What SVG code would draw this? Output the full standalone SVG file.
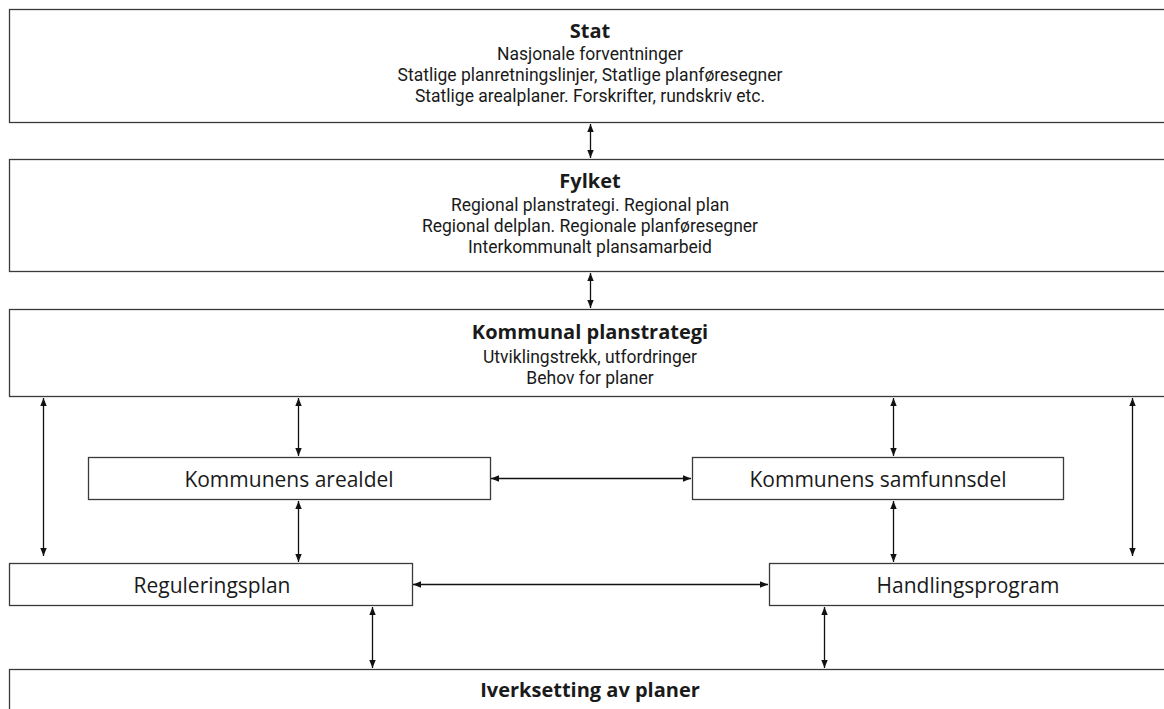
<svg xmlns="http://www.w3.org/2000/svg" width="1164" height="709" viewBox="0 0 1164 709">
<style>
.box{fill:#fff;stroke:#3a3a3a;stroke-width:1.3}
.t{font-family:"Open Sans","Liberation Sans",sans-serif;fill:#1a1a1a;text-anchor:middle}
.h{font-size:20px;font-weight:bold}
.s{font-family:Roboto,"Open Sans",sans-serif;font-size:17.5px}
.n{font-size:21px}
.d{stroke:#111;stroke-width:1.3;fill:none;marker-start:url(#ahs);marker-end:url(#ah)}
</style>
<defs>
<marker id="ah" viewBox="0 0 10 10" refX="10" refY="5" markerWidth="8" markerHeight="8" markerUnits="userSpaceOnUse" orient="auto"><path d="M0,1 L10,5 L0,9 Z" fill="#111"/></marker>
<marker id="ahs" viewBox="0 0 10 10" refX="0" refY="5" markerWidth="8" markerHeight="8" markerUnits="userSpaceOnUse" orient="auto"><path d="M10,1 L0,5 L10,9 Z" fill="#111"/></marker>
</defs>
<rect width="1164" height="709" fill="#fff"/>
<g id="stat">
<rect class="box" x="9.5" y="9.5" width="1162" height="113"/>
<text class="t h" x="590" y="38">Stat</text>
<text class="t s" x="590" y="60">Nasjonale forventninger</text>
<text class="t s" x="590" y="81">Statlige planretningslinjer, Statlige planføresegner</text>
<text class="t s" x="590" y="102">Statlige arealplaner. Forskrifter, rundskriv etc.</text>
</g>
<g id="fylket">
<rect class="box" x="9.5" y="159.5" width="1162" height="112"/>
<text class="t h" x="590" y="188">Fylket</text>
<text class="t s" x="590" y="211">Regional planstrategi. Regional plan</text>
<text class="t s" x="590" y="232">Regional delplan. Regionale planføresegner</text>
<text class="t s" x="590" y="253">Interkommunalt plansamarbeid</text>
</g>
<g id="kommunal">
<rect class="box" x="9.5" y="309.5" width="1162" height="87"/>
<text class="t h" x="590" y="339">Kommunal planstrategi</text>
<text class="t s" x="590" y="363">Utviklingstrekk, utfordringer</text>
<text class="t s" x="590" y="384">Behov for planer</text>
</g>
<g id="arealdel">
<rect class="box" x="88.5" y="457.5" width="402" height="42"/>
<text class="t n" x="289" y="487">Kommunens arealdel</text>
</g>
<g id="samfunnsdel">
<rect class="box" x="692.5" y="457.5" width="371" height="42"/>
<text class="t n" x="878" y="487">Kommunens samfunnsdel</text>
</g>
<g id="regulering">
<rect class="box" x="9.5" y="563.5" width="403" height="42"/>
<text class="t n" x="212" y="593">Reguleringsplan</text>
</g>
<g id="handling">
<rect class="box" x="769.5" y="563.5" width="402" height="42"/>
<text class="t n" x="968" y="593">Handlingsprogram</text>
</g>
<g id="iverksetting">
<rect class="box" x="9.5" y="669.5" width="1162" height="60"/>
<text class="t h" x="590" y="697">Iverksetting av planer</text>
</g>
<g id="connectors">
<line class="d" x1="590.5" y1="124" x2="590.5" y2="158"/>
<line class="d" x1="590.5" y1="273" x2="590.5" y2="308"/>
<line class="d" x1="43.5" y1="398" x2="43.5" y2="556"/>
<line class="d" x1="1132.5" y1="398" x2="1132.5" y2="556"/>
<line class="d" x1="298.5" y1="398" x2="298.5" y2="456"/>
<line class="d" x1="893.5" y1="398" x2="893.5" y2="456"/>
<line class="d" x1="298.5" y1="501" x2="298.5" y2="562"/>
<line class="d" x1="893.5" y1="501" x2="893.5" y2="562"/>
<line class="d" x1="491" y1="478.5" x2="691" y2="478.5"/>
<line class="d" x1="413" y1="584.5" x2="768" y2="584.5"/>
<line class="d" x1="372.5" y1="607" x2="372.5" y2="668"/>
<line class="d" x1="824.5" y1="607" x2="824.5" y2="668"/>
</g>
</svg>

**Given exercise:**
Copy the whole listing above word for word but do not carry over the pictures.

**Solution to this problem:**
What SVG code would draw this? Output the full standalone SVG file.
<svg xmlns="http://www.w3.org/2000/svg" width="1164" height="709" viewBox="0 0 1164 709">
<style>
.box{fill:#fff;stroke:#3a3a3a;stroke-width:1.3}
.t{font-family:"Open Sans","Liberation Sans",sans-serif;fill:#1a1a1a;text-anchor:middle}
.h{font-size:20px;font-weight:bold}
.s{font-family:Roboto,"Open Sans",sans-serif;font-size:17.5px}
.n{font-size:21px}
.d{stroke:#111;stroke-width:1.3;fill:none;marker-start:url(#ahs);marker-end:url(#ah)}
</style>
<defs>
<marker id="ah" viewBox="0 0 10 10" refX="10" refY="5" markerWidth="8" markerHeight="8" markerUnits="userSpaceOnUse" orient="auto"><path d="M0,1 L10,5 L0,9 Z" fill="#111"/></marker>
<marker id="ahs" viewBox="0 0 10 10" refX="0" refY="5" markerWidth="8" markerHeight="8" markerUnits="userSpaceOnUse" orient="auto"><path d="M10,1 L0,5 L10,9 Z" fill="#111"/></marker>
</defs>
<rect width="1164" height="709" fill="#fff"/>
<g id="stat">
<rect class="box" x="9.5" y="9.5" width="1162" height="113"/>
<text class="t h" x="590" y="38">Stat</text>
<text class="t s" x="590" y="60">Nasjonale forventninger</text>
<text class="t s" x="590" y="81">Statlige planretningslinjer, Statlige planføresegner</text>
<text class="t s" x="590" y="102">Statlige arealplaner. Forskrifter, rundskriv etc.</text>
</g>
<g id="fylket">
<rect class="box" x="9.5" y="159.5" width="1162" height="112"/>
<text class="t h" x="590" y="188">Fylket</text>
<text class="t s" x="590" y="211">Regional planstrategi. Regional plan</text>
<text class="t s" x="590" y="232">Regional delplan. Regionale planføresegner</text>
<text class="t s" x="590" y="253">Interkommunalt plansamarbeid</text>
</g>
<g id="kommunal">
<rect class="box" x="9.5" y="309.5" width="1162" height="87"/>
<text class="t h" x="590" y="339">Kommunal planstrategi</text>
<text class="t s" x="590" y="363">Utviklingstrekk, utfordringer</text>
<text class="t s" x="590" y="384">Behov for planer</text>
</g>
<g id="arealdel">
<rect class="box" x="88.5" y="457.5" width="402" height="42"/>
<text class="t n" x="289" y="487">Kommunens arealdel</text>
</g>
<g id="samfunnsdel">
<rect class="box" x="692.5" y="457.5" width="371" height="42"/>
<text class="t n" x="878" y="487">Kommunens samfunnsdel</text>
</g>
<g id="regulering">
<rect class="box" x="9.5" y="563.5" width="403" height="42"/>
<text class="t n" x="212" y="593">Reguleringsplan</text>
</g>
<g id="handling">
<rect class="box" x="769.5" y="563.5" width="402" height="42"/>
<text class="t n" x="968" y="593">Handlingsprogram</text>
</g>
<g id="iverksetting">
<rect class="box" x="9.5" y="669.5" width="1162" height="60"/>
<text class="t h" x="590" y="697">Iverksetting av planer</text>
</g>
<g id="connectors">
<line class="d" x1="590.5" y1="124" x2="590.5" y2="158"/>
<line class="d" x1="590.5" y1="273" x2="590.5" y2="308"/>
<line class="d" x1="43.5" y1="398" x2="43.5" y2="556"/>
<line class="d" x1="1132.5" y1="398" x2="1132.5" y2="556"/>
<line class="d" x1="298.5" y1="398" x2="298.5" y2="456"/>
<line class="d" x1="893.5" y1="398" x2="893.5" y2="456"/>
<line class="d" x1="298.5" y1="501" x2="298.5" y2="562"/>
<line class="d" x1="893.5" y1="501" x2="893.5" y2="562"/>
<line class="d" x1="491" y1="478.5" x2="691" y2="478.5"/>
<line class="d" x1="413" y1="584.5" x2="768" y2="584.5"/>
<line class="d" x1="372.5" y1="607" x2="372.5" y2="668"/>
<line class="d" x1="824.5" y1="607" x2="824.5" y2="668"/>
</g>
</svg>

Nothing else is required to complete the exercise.